• **Your task**
Every line of the material below must be repeated exactly.

#####

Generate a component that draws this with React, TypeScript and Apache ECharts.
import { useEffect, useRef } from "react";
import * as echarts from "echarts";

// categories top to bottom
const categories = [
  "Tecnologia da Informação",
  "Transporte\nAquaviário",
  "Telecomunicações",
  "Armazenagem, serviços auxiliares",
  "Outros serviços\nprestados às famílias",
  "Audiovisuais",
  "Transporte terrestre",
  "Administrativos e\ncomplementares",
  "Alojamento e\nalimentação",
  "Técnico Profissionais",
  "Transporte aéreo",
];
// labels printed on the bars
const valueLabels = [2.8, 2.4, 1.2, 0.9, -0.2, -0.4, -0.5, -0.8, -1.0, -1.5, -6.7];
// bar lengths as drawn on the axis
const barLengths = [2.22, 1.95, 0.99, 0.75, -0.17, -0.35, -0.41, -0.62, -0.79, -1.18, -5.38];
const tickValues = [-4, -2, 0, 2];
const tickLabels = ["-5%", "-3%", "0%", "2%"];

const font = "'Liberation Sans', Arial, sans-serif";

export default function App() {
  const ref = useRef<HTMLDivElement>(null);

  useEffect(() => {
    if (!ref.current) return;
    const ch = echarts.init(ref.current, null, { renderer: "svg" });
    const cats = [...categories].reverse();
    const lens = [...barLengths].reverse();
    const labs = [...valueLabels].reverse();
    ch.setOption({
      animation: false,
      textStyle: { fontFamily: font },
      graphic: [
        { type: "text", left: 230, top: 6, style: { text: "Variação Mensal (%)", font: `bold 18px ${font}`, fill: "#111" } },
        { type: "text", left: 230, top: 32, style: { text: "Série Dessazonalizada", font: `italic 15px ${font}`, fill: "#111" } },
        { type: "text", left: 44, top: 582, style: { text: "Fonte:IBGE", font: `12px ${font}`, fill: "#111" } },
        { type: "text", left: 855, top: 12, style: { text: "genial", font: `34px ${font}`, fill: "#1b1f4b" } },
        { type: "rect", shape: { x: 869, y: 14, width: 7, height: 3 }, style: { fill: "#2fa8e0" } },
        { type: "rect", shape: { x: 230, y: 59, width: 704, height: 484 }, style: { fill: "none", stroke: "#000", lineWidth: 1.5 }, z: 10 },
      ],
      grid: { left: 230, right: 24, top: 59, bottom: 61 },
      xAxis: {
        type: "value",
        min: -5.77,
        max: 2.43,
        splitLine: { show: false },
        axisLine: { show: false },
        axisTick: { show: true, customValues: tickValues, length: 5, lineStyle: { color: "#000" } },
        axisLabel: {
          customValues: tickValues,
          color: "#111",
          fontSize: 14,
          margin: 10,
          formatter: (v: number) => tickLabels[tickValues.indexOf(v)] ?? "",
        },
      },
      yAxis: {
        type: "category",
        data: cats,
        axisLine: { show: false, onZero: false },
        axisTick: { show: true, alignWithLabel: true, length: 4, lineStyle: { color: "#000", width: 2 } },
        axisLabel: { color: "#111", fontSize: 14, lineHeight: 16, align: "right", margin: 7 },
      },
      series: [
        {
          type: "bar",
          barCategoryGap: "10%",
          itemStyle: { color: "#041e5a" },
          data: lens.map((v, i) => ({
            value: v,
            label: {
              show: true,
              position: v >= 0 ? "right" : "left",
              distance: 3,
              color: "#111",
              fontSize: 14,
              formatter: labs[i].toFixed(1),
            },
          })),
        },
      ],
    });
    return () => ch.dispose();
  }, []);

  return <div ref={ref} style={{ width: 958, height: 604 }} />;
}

#####

• **Correct response**
Generate a component that draws this with React, TypeScript and Apache ECharts.
import { useEffect, useRef } from "react";
import * as echarts from "echarts";

// categories top to bottom
const categories = [
  "Tecnologia da Informação",
  "Transporte\nAquaviário",
  "Telecomunicações",
  "Armazenagem, serviços auxiliares",
  "Outros serviços\nprestados às famílias",
  "Audiovisuais",
  "Transporte terrestre",
  "Administrativos e\ncomplementares",
  "Alojamento e\nalimentação",
  "Técnico Profissionais",
  "Transporte aéreo",
];
// labels printed on the bars
const valueLabels = [2.8, 2.4, 1.2, 0.9, -0.2, -0.4, -0.5, -0.8, -1.0, -1.5, -6.7];
// bar lengths as drawn on the axis
const barLengths = [2.22, 1.95, 0.99, 0.75, -0.17, -0.35, -0.41, -0.62, -0.79, -1.18, -5.38];
const tickValues = [-4, -2, 0, 2];
const tickLabels = ["-5%", "-3%", "0%", "2%"];

const font = "'Liberation Sans', Arial, sans-serif";

export default function App() {
  const ref = useRef<HTMLDivElement>(null);

  useEffect(() => {
    if (!ref.current) return;
    const ch = echarts.init(ref.current, null, { renderer: "svg" });
    const cats = [...categories].reverse();
    const lens = [...barLengths].reverse();
    const labs = [...valueLabels].reverse();
    ch.setOption({
      animation: false,
      textStyle: { fontFamily: font },
      graphic: [
        { type: "text", left: 230, top: 6, style: { text: "Variação Mensal (%)", font: `bold 18px ${font}`, fill: "#111" } },
        { type: "text", left: 230, top: 32, style: { text: "Série Dessazonalizada", font: `italic 15px ${font}`, fill: "#111" } },
        { type: "text", left: 44, top: 582, style: { text: "Fonte:IBGE", font: `12px ${font}`, fill: "#111" } },
        { type: "text", left: 855, top: 12, style: { text: "genial", font: `34px ${font}`, fill: "#1b1f4b" } },
        { type: "rect", shape: { x: 869, y: 14, width: 7, height: 3 }, style: { fill: "#2fa8e0" } },
        { type: "rect", shape: { x: 230, y: 59, width: 704, height: 484 }, style: { fill: "none", stroke: "#000", lineWidth: 1.5 }, z: 10 },
      ],
      grid: { left: 230, right: 24, top: 59, bottom: 61 },
      xAxis: {
        type: "value",
        min: -5.77,
        max: 2.43,
        splitLine: { show: false },
        axisLine: { show: false },
        axisTick: { show: true, customValues: tickValues, length: 5, lineStyle: { color: "#000" } },
        axisLabel: {
          customValues: tickValues,
          color: "#111",
          fontSize: 14,
          margin: 10,
          formatter: (v: number) => tickLabels[tickValues.indexOf(v)] ?? "",
        },
      },
      yAxis: {
        type: "category",
        data: cats,
        axisLine: { show: false, onZero: false },
        axisTick: { show: true, alignWithLabel: true, length: 4, lineStyle: { color: "#000", width: 2 } },
        axisLabel: { color: "#111", fontSize: 14, lineHeight: 16, align: "right", margin: 7 },
      },
      series: [
        {
          type: "bar",
          barCategoryGap: "10%",
          itemStyle: { color: "#041e5a" },
          data: lens.map((v, i) => ({
            value: v,
            label: {
              show: true,
              position: v >= 0 ? "right" : "left",
              distance: 3,
              color: "#111",
              fontSize: 14,
              formatter: labs[i].toFixed(1),
            },
          })),
        },
      ],
    });
    return () => ch.dispose();
  }, []);

  return <div ref={ref} style={{ width: 958, height: 604 }} />;
}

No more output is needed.